Understanding functional connectivity in the mammalian brain

Date: Friday, November 19, 2021
Speaker: Alan Jasanoff, Ph.D.
Professor, Biological Engineering, Brain and Cognitive Sciences, Nuclear Science and Engineering; Associate Investigator, McGovern Institute; Director, Center for Neurobiological Engineering

Abstract: The correlational structure of brain activity dynamics, known as functional connectivity, is often taken to reveal intrinsic properties of neural processing. Functional connectivity measures observed during spontaneous activity are candidate biomarkers for neurodevelopmental disorders including autism, but the physiological bases of these measures are poorly understood. In the first part of my talk, I will discuss evidence that resting state functional connectivity of the mammalian brain derives in part from interactions with extrinsic sense organs. Central or peripheral inactivation of vibrissa-mediated input in awake rats strongly diminishes somatosensory functional connectivity, even when no overt stimuli are present.
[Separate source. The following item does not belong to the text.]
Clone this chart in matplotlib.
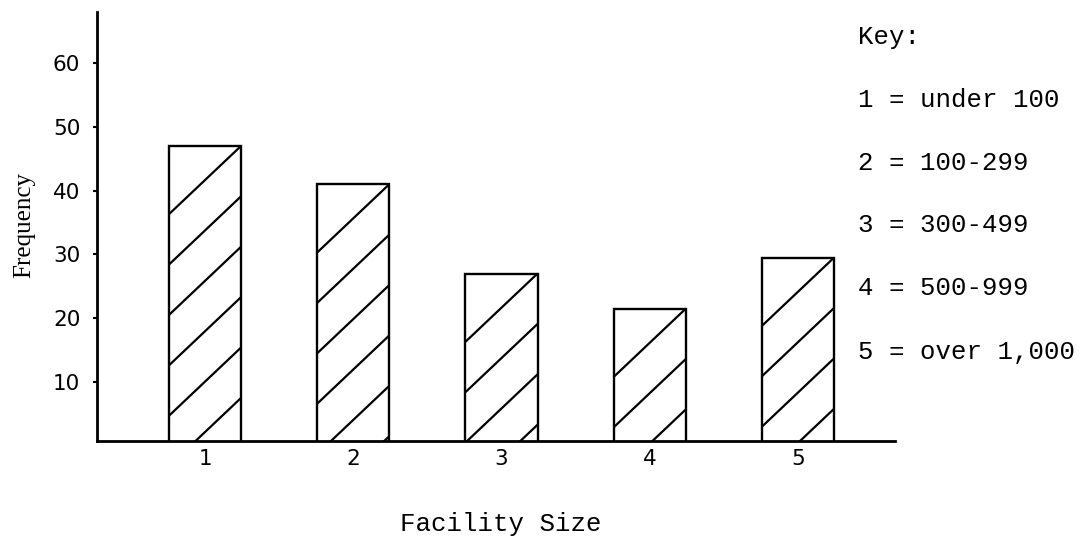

The same neural activity correlations are sharply reduced in a rat model of fragile X syndrome, an autism spectrum disorder. Fragile X rats are also insensitive to vibrissa inactivation, suggesting that part of the neuroimaging phenotype in this autism model arises from abnormalities in the peripheral sensory channel. In the second part of my talk, I will discuss an experimental tool our laboratory has developed to place functional connectivity findings on a physiological basis. In combination with tract-tracing viruses, a genetically encoded activity probe called NOSTIC provides a means for defining input-output relationships across the brain. We demonstrate this capability for mapping circuit function in rats and plan to use it for analysis of social stimulus processing in nonhuman primates.